Jia
Zhangke’s newest feature, A Touch of Sin,
is a giant departure from his more neo-realist inspired films. A Touch of Sin has been compared to the
work of Quentin Tarantino and Johnnie To, often using violence for symbolic
meaning. However violence towards animals specifically is a reoccurring motif, bypassing
that would be ignoring an important message in Zhangke’s feature.
Zhangke
uses violence throughout towards animals and humans interchangeably. Violence
against both is used by those who have lost hope within China’s new found
wealth, and is seen as their only means to regain any sort of control. We are
repeatedly shown that when people have been reduced to their weakest point,
lashing out seems the only logical
response. This is most clearly portrayed in the opening section of A Touch of Sin. Dahai (Wu Jiang)is a man who has lost faith
with trying to do things fairly, and instead lashes out in a rage of gunfire.
Dahai however, doesn’t just shoot those who have become corrupt and have taken
advantage of the locals, he also kills an average man who we are shown has
relentlessly been whipping his horse. We can assume this man is whipping the
horse due to this his frustration at, perhaps, his only source of income, one
that has become tired, and old. He knows that if the horse gives up, he is left
hopeless in a country that has developed too rapidly for him and is quickly
leaving him behind. The man has been left with nothing but this last resort, to
let out his frustrations with violence, even though he is surely aware this
will only exacerbate the problem. He has become part of the cycle of corruption
and violence through no fault of his own, with Zhangke suggesting that
corruption and violence are two of the same thing. As Dahai is attempting to
rid the whole area of this corruption/violence, and placing the innocent first,
this man becomes a victim of Dahai’s rage.
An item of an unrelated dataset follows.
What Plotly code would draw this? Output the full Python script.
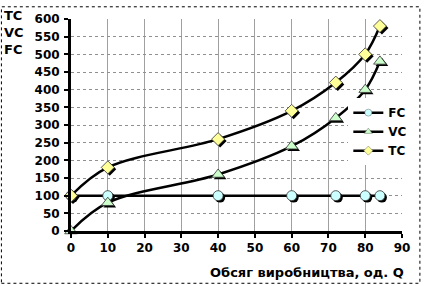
import plotly.graph_objects as go

Q = [0, 10, 40, 60, 72, 80, 84]
FC = [100, 100, 100, 100, 100, 100, 100]
VC = [0, 80, 160, 240, 320, 400, 480]
TC = [100, 180, 260, 340, 420, 500, 580]
x_ticks = list(range(0, 91, 10))
y_ticks = list(range(0, 601, 50))

W, H = 424, 286
L, R, T, B = 71, 20, 14, 55
PW, PH = W - L - R, H - T - B
XR = [0, 90]
YR = [0, 600]
sx = 2 * (XR[1] - XR[0]) / PW
sy = 2 * (YR[1] - YR[0]) / PH

FONT = dict(family="DejaVu Sans, Verdana, sans-serif", size=12, color="black", weight="bold")
FONT13 = dict(FONT, size=13)

series = [
    ("FC", FC, "circle", "#CCFFFF", 10),
    ("VC", VC, "triangle-up", "#CCFFCC", 11),
    ("TC", TC, "diamond", "#FFFF99", 10),
]

fig = go.Figure()
# marker shadows on offset axes (x2/y2)
for name, ys, sym, col, sz in series:
    fig.add_trace(go.Scatter(x=Q, y=ys, mode="markers", xaxis="x2", yaxis="y2",
                             marker=dict(symbol=sym, size=sz, color="black"),
                             showlegend=False, hoverinfo="skip", cliponaxis=False))
# data on overlay axes (x3/y3) with true ranges
for name, ys, sym, col, sz in series:
    fig.add_trace(go.Scatter(x=Q, y=ys, mode="lines+markers", name=name, xaxis="x3", yaxis="y3",
                             line=dict(color="black", width=2.5, shape="spline", smoothing=1),
                             marker=dict(symbol=sym, size=sz, color=col,
                                         line=dict(color="#333333", width=0.8)),
                             showlegend=False, cliponaxis=False))
# legend entries with small markers
for name, ys, sym, col, sz in series:
    fig.add_trace(go.Scatter(x=[None], y=[None], mode="lines+markers", name=name,
                             line=dict(color="black", width=2.5),
                             marker=dict(symbol=sym, size=7, color=col,
                                         line=dict(color="#666666", width=0.5))))

fig.update_layout(
    width=W, height=H,
    margin=dict(l=L, r=R, t=T, b=B),
    paper_bgcolor="white", plot_bgcolor="white",
    font=FONT,
    xaxis=dict(range=XR, tickvals=x_ticks, showgrid=True, gridcolor="#a0a0a0", gridwidth=1,
               showline=True, linecolor="black", linewidth=3, ticks="outside", ticklen=4,
               tickwidth=2, tickcolor="black", zeroline=False, tickfont=FONT),
    yaxis=dict(range=YR, tickvals=y_ticks, showgrid=True, gridcolor="#909090", gridwidth=1,
               griddash="dot", showline=True, linecolor="black", linewidth=3,
               ticks="outside", ticklen=4, tickwidth=2, tickcolor="black",
               zeroline=False, tickfont=FONT, ticklabelstandoff=2),
    xaxis2=dict(range=[XR[0] - sx, XR[1] - sx], overlaying="x", visible=False),
    yaxis2=dict(range=[YR[0] + sy, YR[1] + sy], overlaying="y", visible=False),
    xaxis3=dict(range=XR, overlaying="x", visible=False),
    yaxis3=dict(range=YR, overlaying="y", visible=False),
    legend=dict(x=(350 - L) / PW, y=1 - (95 - T) / PH, xanchor="left", yanchor="top",
                bgcolor="white", font=FONT, itemwidth=30, tracegroupgap=0),
    showlegend=True,
)

fig.add_annotation(text="TC<br>VC<br>FC", xref="paper", yref="paper",
                   x=(2 - L) / PW, y=1 + (T - 1) / PH, xanchor="left", yanchor="top",
                   align="left", showarrow=False, font=FONT13)
fig.add_annotation(text="Обсяг виробництва, од. Q", xref="paper", yref="paper",
                   x=1 + 4 / PW, y=-(273 - T - PH) / PH, xanchor="right", yanchor="middle",
                   showarrow=False, font=FONT13)
fig.add_shape(type="rect", xref="paper", yref="paper",
              x0=(1 - L) / PW, x1=1 + (R - 2) / PW, y0=-(B - 1.5) / PH, y1=1 + (T - 1.5) / PH,
              line=dict(color="black", width=1, dash="dot"), layer="above")

fig.write_html("out.html")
Dahai is aware of the corruption that happens
around, and with being aware of this, as well at the fact that he has lost
faith in the government, accepts the fact that he must resort to killing. Dahai
however ensures that he will instead use this in order to defend the innocent,
both human and animal. With Dahai killing this man, a person who could be seen
as a symbolic representation of a man attempting to reassert dominance over an ‘inferior’
creature, Dahai takes upon a duel role, where he becomes the symbolic revenge
of those who have fallen victim of an abusive, corrupt government for both
humans and animals. Dahai (a character that could be seen as Zhengke’s release
of his own frustrations with the government) sees the abuse of power not only
in those who take advantage of humans, but also those who take advantage of
animals. By wrapping his gun with the image of a tiger, he has symbolically
become a defender of both the down-trodden human and animal, and given power
back to both. Both gun and tiger are, after all, seen as the most powerful
weapon for mankind, and most powerful creature in the animal kingdom.
The
image of whipping is repeated later on in the film, where Xiao Yu (Zhao Tao) is
beaten in the same manner, this time however with wads of cash. This far more
explicate use of symbolism shows Zhangke’s belief that money has become the
dominate force in modern China, and this has lead to the abuse of power. By
repeating the image of the beating of the horse, this time on Xiao Yu, Zhangke
lays the abusive nature of the Communist Party as not being mutually exclusive
to just humans or animals. Zhangke see’s the rise of importance of money, and
the governments shift towards capitalism as being the key reason why rural
China has seen itself left behind the urban, increasingly cosmopolitan sprawls
that the cities have become. Money, for Zhangke, has become a weapon as
powerful as the gun, or the tiger.
Corruption
has become intertwined with violence for Zhangke, and A Touch of Sin shows how quickly this has gone out of control. By
using the basis of real stories found on Weibo, Zhangke stitched together
stories the breadth of the country in order to reinforce this belief, and to
demonstrate the far-reaching impacts that the dramatic reforms made by the
Chinese government have had on the average citizen, and to attempt to
demonstrate why a rise in extremely violent crime has recently become an
important talking point in Chinese social media.